Даже Гамлета чеховского, путаного, штейнерианского Гамлета прощали Чехову. В сцене на кладбище все Гамлеты (от Дальского, Моисси до иллюстраций Делакруа) обращение к черепу Йорика обычно проводили в плане меланхолического раздумья о тленности всего земного… Не так это делал Чехов. Он заглядывал в пустые глазницы, он смотрел на этот рот, некогда извергавший шутки и остроты, он кричал в уши черепу:
— Где, где они, твои шутки, где остроты?
И в этих словах слышался бурный протест против бессмысленности, бесцельности человеческого существования, и также безнадежно-бессмысленным казалось это желание побороть смерть, преодолеть тленность, заполнить пустоту небытия…
Кроме Первой студии от генеалогического ствола Московского Художественного театра таким же путем отпочковалась Вторая студия, куда входили, или, вернее, откуда вышли на большие просторы Тарасова, Прудкин, Хмелев, Баталов, Вербицкий и многие другие артисты.
Первым проявлением этой группы была постановка «Зеленого кольца». Ни по художественным, ни по идейным качествам (автор-то Зинаида Гиппиус!) пьеса особой ценности не представляла, соблазнила она молодых артистов своей «молодежностью». Основной конфликт заключался в том, что школьники досоветского времени (пьеса шла, если не ошибаюсь, в шестнадцатом году) желают во имя спасения семьи рассеять конфликт между родителями героини пьесы. Последнюю, девочку шестнадцати лет, играла шестнадцатилетняя же А. К. Тарасова. Это было ее первое выступление, которым сразу определилось будущее выдающейся актрисы советского театра.
Репертуар Второй студии отдавал дань путаным исканиям текущего момента и особенной художественностью не отличался.
Шла мистико-сновиденческая пьеса Ф. Сологуба «Узор из роз», шла кальдероновская — «Дама-невидимка», когда вся сцена представляла собой ярчайшей расцветки испанский веер, затем упадочная пьеса Леонида Андреева «Младость», шли, наконец, «Разбойники», причем прозаический текст Шиллера был переведен Павлом Антокольским в стихах. Зачем — неизвестно.
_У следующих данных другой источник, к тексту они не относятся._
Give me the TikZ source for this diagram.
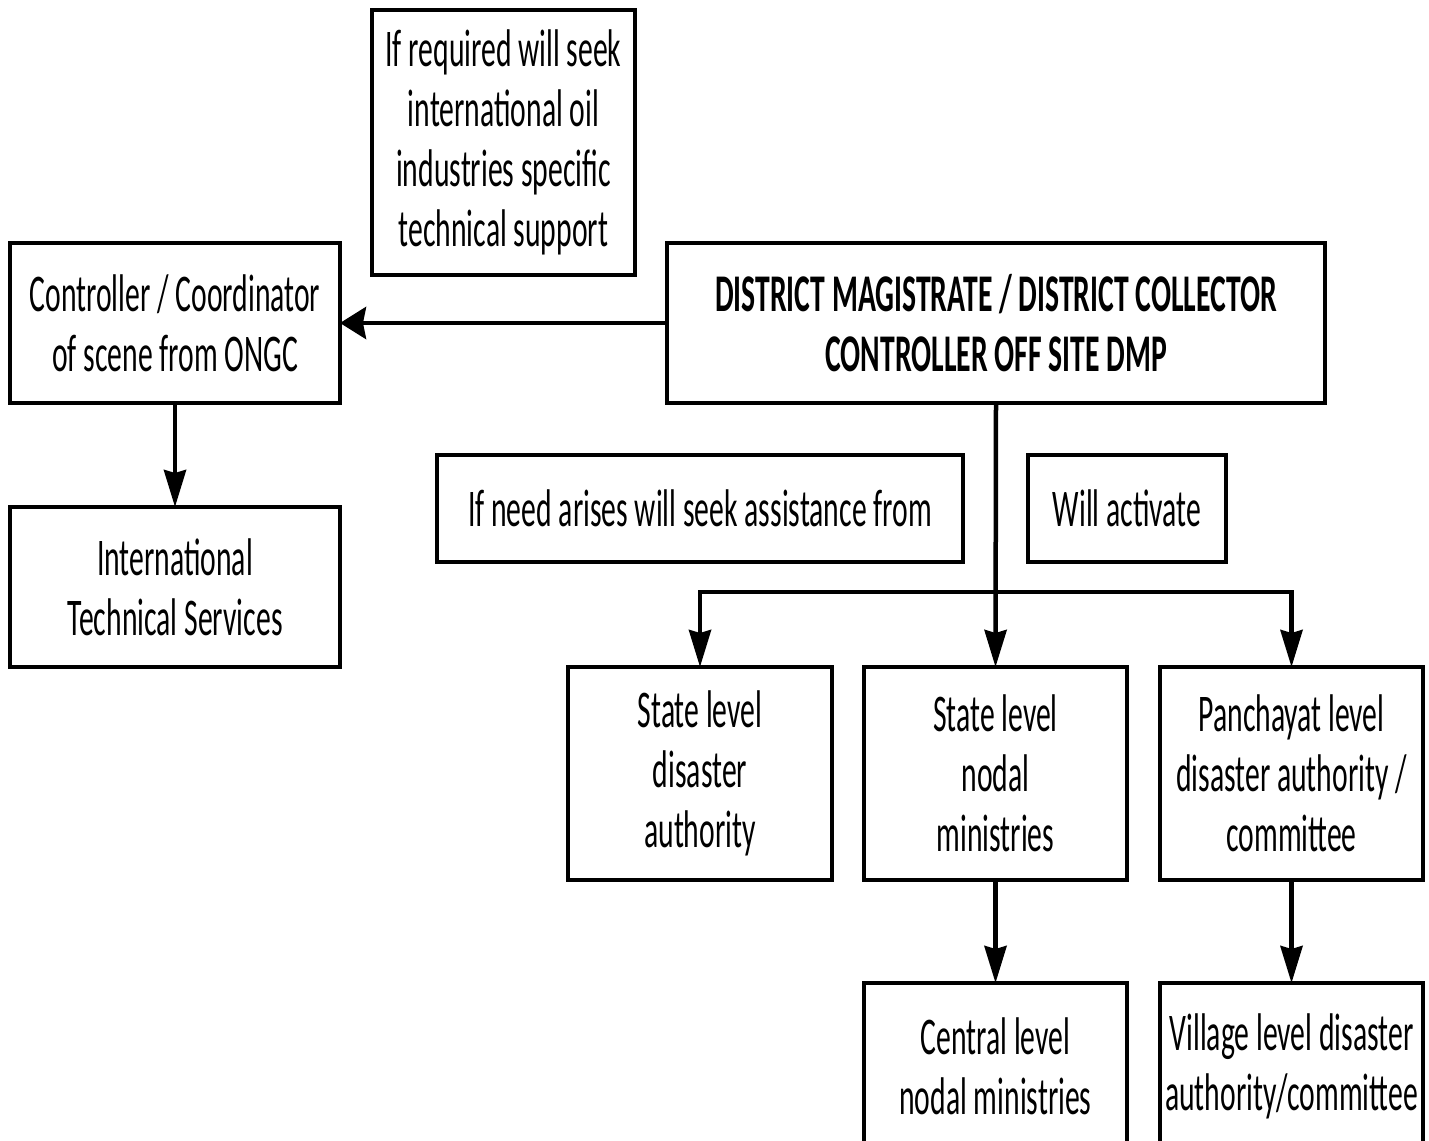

По этому поводу. Пришли будто бы два приятеля на спектакль в Художественный театр. Один москвич, другой — приезжий.
Приезжему все в новинку, он первый раз в Художественном театре.
— А что это за птица? — спрашивает он у другого, показывая на занавес.
— Ты не знаешь? — отвечает тот. — Ведь это ихняя знаменитая Синяя Птица!
— А почему она белая?
Тот задумывается на три секунды, не более, и говорит совершенно авторитетно:
— Искания!
Немало таких «исканий» можно было видеть в те времена, иногда они шли от благородной пытливости, иногда от потрафления обывательским вкусам, иногда от озорства и беспринципности.
Третью студию помню я еще по Мансуровскому переулку на Остоженке. В какой-то частной квартире был оборудован в гостиной зрительный зал на 80—100 мест — днем там происходили студийные занятия, по вечерам шли священнодейственные спектакли молодых учеников Вахтангова. Там я видел «Свадьбу» Чехова, «Чудо святого Антония» Метерлинка, инсценировки рассказов Чехова, Тургенева и т. д. В состав входили молодые Завадский, Басов, Синельникова, Захава, Антокольский, Орочко, Мансурова, избравшая свой псевдоним в честь Мансуровского переулка.
Такой же крохотный студийный театр под названием «Театр имени В. Ф. Комиссаржевской» существовал в некоей частной квартире в Настасьинском переулке на Тверской. Там находилась частная Театральная школа, где главными руководителями были Федор Федорович Комиссаржевский, сводный брат и соратник Веры Федоровны по знаменитому театру на Офицерской в Петербурге, и Василий Григорьевич Сахновский, один из культурнейших и образованнейших людей нашего времени.
Театр был основан при школе — как площадка для проверки творческих исканий. Сочетание Сахновского и Комиссаржевского было интересным творческим содружеством, они как нельзя лучше дополняли друг друга. Комиссаржевский был прекрасным практиком театрального дела, автором ценного исследования по театральным костюмам, интересной книги этюдов под заглавием «Театральные прелюдии»; Сахновский проводил глубочайшие литературные анализы, проявлял себя как исключительный эрудит, вскрывая как никто психологию персонажей, но без практической помощи Комиссаржевского не сумел бы довести все свои находки до сценического воплощения.